Darussalam – Terhitung Desember 2022, Surat Keputusan (SK) kepengurusan Badan Eksekutif Mahasiswa (BEM) Fakultas Ekonomi dan Bisnis Universitas Syiah Kuala (FEB USK) resmi berakhir. Menanggapi hal ini, untuk mengisi kekosongan kekuasaan pihak rektorat menetapkan Pejabat pengurus atau disebut juga Penanggung Jawab (PJ) BEM FEB USK sampai dilantiknya BEM definitif melalui Surat Keputusan Nomor 24/UN11.1.1/KPT/2023.
Menindaklanjuti hal tersebut, pada 14 Maret 2023 Universitas Syiah Kuala mengeluarkan Surat Keputusan baru mengenai Organisasi Mahasiswa Tingkat Fakultas dan Jurusan. Mengacu pada Surat Keputusan tersebut Nomor 1379/UN11/KM.05.03 tertera pernyataan bahwa :
- Pelantikan Organisasi Mahasiswa (Ormawa) tingkat fakultas dan jurusan dalam lingkungan universitas syiah kuala paling lambat dilaksanakan pada tanggal 31 Maret 2023;
- Apabila poin 1 belum bisa terlaksana, maka Dekan Fakultas melalui Wakil Dekan Kemahasiswaan, Alumni dan Kemitraan serta Ketua Jurusan menunjuk langsung Ketua dan pengurus untuk setiap Ormawa Fakultas atau Jurusan;
Poin pernyataan ini secara jelas memberikan arahan bahwa Ketua dan Pengurus Ormawa yang belum terpilih di masing-masing fakultas akan secara resmi ditunjuk oleh Wakil Dekan Kemahasiswaan, Alumni dan Kemitraan menjadi ketua definitif.
“Untuk pembentukan kepengurusan, mekanismenya akan didiskusikan kembali,” ujar Wakil Dekan bidang Kemahasiswaan saat ditanya mengenai bagaimana mekanisme penunjukan kepengurusan BEM yang baru.
Selaras dengan hal tersebut, banyak yang menajamkan perhatian kala surat keputusan dikeluarkan. Pasalnya, atmosfer politik kampus kuning tak kunjung mendapati kata sepakat yang berujung memengaruhi instrumen pelaksanaan yang ideal. Menyoroti polemik yang terjadi, seperti tak ada habis-habisnya perdebatan antara aklamasi dan demokrasi.
Seyogyanya BEM merupakan representasi dari mahasiswa, maka sudah selayaknya jika pertimbangan keputusan juga datang dari mahasiswa itu sendiri. Beberapa intervensi dengan maksud menengahi justru menjadi balada tersendiri karena jauhnya campur tangan para pemangku kebijakan.

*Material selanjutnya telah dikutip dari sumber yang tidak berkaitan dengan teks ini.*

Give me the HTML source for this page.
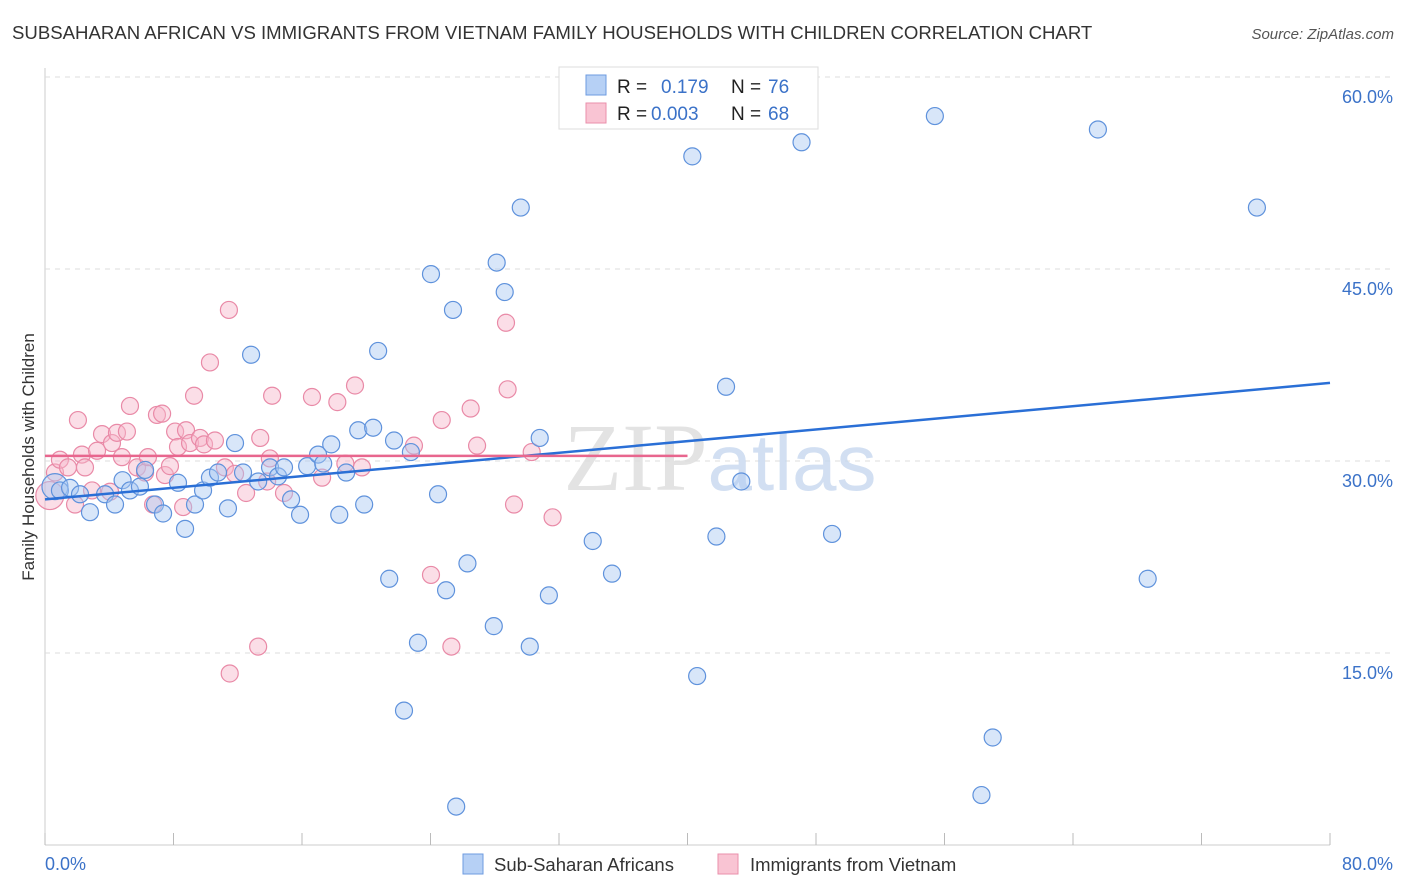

Sedari awal, Keluarga Besar Mahasiswa (KBM) FEB sudah melalui diskusi panjang lagi mendalam hingga akhirnya menghasilkan kesepakatan mengenai siapa bakal calon yang dipercaya akan menjadi nahkoda kampus selanjutnya. Namun, hal ini terdengar kontra dengan keinginan Wakil Dekan III. Aklamasi dinilai borok karena hanya mementingkan satu golongan saja. Penilaian ini jelas mengabaikan kemufakatan KBM yang telah dilakukan, hingga akhirnya terbit Surat Keputusan yang menyatakan bahwa ketua definitif akan ditunjuk langsung oleh Wakil Dekan III. Apakah penunjukkan ini selaras dengan definisi demokrasi yang digaung-gaungkan? Lantas apa bedanya dengan aklamasi yang disepakati keluarga besar mahasiswa? Bukankah hal semacam ini tidak selayaknya dilakukan jika sejak awal prinsip demokrasi yang diharap?
Menilik perang pemikiran yang sedang memanas ini, bukankah sebaiknya pihak-pihak terlibat melakukan pemufakatan lebih jauh untuk sekena dan sepakat yang sama? Hal ini kiranya perlu menjadi pertimbangan agar tercipta perimbangan politik yang lebih baik, terbebas dari represi maupun intervensi dari golongan elit. Juga mengingat kembali kutipan Wakil Dekan III yang mengatakan bahwa mekanisme penunjukkan akan didiskusikan kembali. Harapan terciptanya diskusi tersebut tidak lain hanya untuk menghindari adanya bias informasi maupun spekulasi.
Terlepas dari hal itu, siapapun yang nantinya terpilih menahkodai maka ia wajib sepenuhnya mengabdi dan menjalankan tupoksi. Keputusan yang bijak sepatutnya menjadi asa bagi seluruh elemen kampus semata dengan harapan membawa perubahan yang lebih tertata.